The $243m Allan Gray Africa ex-SA Equity Fund posted -9.7% YTD and 9.3% since inception in January 2012.

Andrew Lapping, Allan Gray fund manager, said the Fund generated negative returns for the quarter, mainly due to negative returns from Zimbabwe’s dominant mobile operator Econet Wireless, as well as two smaller positions, Zimbabwean platinum miner Zimplats and Ugandan energy distributor Umeme.

“We believe these companies are excellent businesses and the lower share prices present attractive buying opportunities,” he said.

Econet Wireless Zimbabwe is Zimbabwe's largest provider of telecommunications services, providing solutions in mobile and fixed wireless telephony, public payphones, internet access and payment solutions.

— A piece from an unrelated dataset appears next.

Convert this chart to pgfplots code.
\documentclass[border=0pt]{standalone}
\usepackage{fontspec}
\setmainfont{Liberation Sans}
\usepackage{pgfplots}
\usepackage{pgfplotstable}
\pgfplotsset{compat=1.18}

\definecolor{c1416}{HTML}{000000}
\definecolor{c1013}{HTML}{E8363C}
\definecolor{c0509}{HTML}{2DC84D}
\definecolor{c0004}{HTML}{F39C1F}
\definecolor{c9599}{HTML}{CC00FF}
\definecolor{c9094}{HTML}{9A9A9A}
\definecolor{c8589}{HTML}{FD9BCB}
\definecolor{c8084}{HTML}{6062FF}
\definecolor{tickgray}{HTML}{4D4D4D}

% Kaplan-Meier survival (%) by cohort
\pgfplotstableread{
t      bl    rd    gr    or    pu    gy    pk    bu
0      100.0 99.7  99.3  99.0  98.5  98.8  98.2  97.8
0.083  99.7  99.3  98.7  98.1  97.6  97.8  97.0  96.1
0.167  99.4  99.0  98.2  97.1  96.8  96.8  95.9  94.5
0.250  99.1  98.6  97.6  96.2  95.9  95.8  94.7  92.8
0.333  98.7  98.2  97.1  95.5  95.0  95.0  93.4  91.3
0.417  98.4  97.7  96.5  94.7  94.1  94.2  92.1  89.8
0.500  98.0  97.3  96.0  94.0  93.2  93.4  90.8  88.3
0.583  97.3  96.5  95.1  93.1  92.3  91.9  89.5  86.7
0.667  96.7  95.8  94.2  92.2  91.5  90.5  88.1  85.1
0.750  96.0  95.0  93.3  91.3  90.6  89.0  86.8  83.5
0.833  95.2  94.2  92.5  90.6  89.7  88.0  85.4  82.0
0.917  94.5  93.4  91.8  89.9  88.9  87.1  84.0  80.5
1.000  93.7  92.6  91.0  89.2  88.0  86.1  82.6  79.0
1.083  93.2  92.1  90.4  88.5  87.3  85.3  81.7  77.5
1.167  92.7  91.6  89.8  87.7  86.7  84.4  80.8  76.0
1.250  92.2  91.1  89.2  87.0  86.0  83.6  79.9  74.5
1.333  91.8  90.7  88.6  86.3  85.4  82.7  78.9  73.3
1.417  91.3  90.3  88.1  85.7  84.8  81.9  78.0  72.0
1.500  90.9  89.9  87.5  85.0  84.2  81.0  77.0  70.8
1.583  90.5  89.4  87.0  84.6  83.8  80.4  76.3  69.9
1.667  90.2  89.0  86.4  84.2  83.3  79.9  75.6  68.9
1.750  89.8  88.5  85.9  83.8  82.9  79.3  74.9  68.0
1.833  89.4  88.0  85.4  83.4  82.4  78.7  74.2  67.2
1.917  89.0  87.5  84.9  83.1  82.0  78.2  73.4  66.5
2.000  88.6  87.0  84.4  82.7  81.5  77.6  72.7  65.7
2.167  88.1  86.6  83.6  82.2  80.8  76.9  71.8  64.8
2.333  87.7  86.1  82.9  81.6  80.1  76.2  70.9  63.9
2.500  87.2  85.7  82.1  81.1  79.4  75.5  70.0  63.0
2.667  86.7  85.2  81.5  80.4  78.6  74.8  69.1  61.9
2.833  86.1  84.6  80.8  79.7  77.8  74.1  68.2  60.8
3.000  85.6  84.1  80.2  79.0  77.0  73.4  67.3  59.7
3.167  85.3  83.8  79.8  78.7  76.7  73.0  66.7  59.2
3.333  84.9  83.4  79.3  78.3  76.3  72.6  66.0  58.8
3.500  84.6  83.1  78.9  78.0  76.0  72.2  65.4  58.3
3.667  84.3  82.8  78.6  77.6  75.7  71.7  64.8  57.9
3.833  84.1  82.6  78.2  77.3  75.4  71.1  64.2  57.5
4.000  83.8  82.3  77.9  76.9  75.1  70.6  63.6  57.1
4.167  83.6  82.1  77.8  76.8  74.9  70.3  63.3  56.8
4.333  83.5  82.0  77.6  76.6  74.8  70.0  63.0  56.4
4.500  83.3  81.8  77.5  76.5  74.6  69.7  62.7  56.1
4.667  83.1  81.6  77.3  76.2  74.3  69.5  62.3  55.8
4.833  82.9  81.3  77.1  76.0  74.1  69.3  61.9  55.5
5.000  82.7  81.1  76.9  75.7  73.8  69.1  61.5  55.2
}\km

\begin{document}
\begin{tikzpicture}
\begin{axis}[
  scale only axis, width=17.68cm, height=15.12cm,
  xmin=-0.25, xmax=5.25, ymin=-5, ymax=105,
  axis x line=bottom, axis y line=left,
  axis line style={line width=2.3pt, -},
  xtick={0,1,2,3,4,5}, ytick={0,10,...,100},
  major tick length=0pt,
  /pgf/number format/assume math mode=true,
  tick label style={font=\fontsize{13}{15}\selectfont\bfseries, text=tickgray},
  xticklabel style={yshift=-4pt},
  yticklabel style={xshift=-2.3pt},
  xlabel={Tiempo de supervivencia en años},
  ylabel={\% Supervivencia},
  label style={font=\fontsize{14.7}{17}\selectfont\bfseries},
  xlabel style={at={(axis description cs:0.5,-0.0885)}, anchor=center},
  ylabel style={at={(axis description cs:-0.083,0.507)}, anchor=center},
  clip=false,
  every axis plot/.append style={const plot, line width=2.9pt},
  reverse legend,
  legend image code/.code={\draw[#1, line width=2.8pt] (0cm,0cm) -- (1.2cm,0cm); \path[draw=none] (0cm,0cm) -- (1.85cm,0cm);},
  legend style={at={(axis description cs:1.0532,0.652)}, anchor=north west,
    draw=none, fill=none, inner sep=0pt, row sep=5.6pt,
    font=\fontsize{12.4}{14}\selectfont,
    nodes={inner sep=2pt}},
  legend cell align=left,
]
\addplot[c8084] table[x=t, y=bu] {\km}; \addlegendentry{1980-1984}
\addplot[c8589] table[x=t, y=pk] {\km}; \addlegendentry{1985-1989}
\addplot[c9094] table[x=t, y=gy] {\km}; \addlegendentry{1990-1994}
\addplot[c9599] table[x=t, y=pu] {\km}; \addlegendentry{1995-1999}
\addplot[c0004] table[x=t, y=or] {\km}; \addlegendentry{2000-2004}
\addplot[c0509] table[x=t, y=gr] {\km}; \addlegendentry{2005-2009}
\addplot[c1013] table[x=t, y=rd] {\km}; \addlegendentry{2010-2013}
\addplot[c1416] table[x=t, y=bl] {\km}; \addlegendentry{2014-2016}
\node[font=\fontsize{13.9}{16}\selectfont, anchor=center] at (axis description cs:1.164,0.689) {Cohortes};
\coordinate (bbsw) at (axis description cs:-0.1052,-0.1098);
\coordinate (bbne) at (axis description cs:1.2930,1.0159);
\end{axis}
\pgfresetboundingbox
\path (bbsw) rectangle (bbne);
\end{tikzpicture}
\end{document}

The company reported disappointing results for the year ended February 2015.

Lapping said the main disappointment was voice revenue, which was 22% lower in the second half than the same period in the previous year.

“Two factors led to the weaker revenue: a 5% excise duty on service revenue was introduced in September 2014 and a legislated tariff cut of 35% on January 1, 2015. Thanks to the weak economy there is very little price elasticity and revenues fell in line with tariffs. Voice revenue will fall further in FY2016 as the tariff cut rolls through the base,” he said.

Econet’s earnings before interest, taxes, depreciation and amortisation (EBITDA) margin was also lower because of the lower voice revenue and rapidly growing Ecocash mobile money business – up 62% year on year – which is lower margin.

“Management at Econet is well aware of the issues, has a keen focus on costs and is looking to drive the ancillary revenue growth. The share is down 42% over the past year and 20% since the results,” he said.
“In our view, the bad news is discounted and the share is attractively priced despite the current tough economic conditions,” he said.

Zimbabwean platinum miner Zimplats, a subsidiary of Impala Platinum, is down 30% over the past year and 13% over the past month.

Lapping said that the Zimplats business is structurally advantaged compared to South African platinum producers, as the platinum-bearing reef the company mines is shallow and wide relative to the South African reefs, enabling lower-cost, mechanised mining: “The reef is also rich in nickel and copper by-products, which augment revenue.”

“These factors make Zimplats a low-cost platinum producer. As a result, while the majority of the South African producers are making cash losses, Zimplats is generating cash. Because of cash constraints, the South African industry is not investing sufficiently to maintain production. In time, Zimplats should benefit as metal prices recover because of the declining South African production,” he said.

When asked about Umeme, an energy distribution network company in Uganda, Lapping said that its distribution tariff is calculated using the company’s dollar asset base so the value of the company should be calculated in dollars.

“However, the Ugandan shilling share price is unchanged in 2015 despite a 19% weakening of the shilling. This presents a clear opportunity,” he said.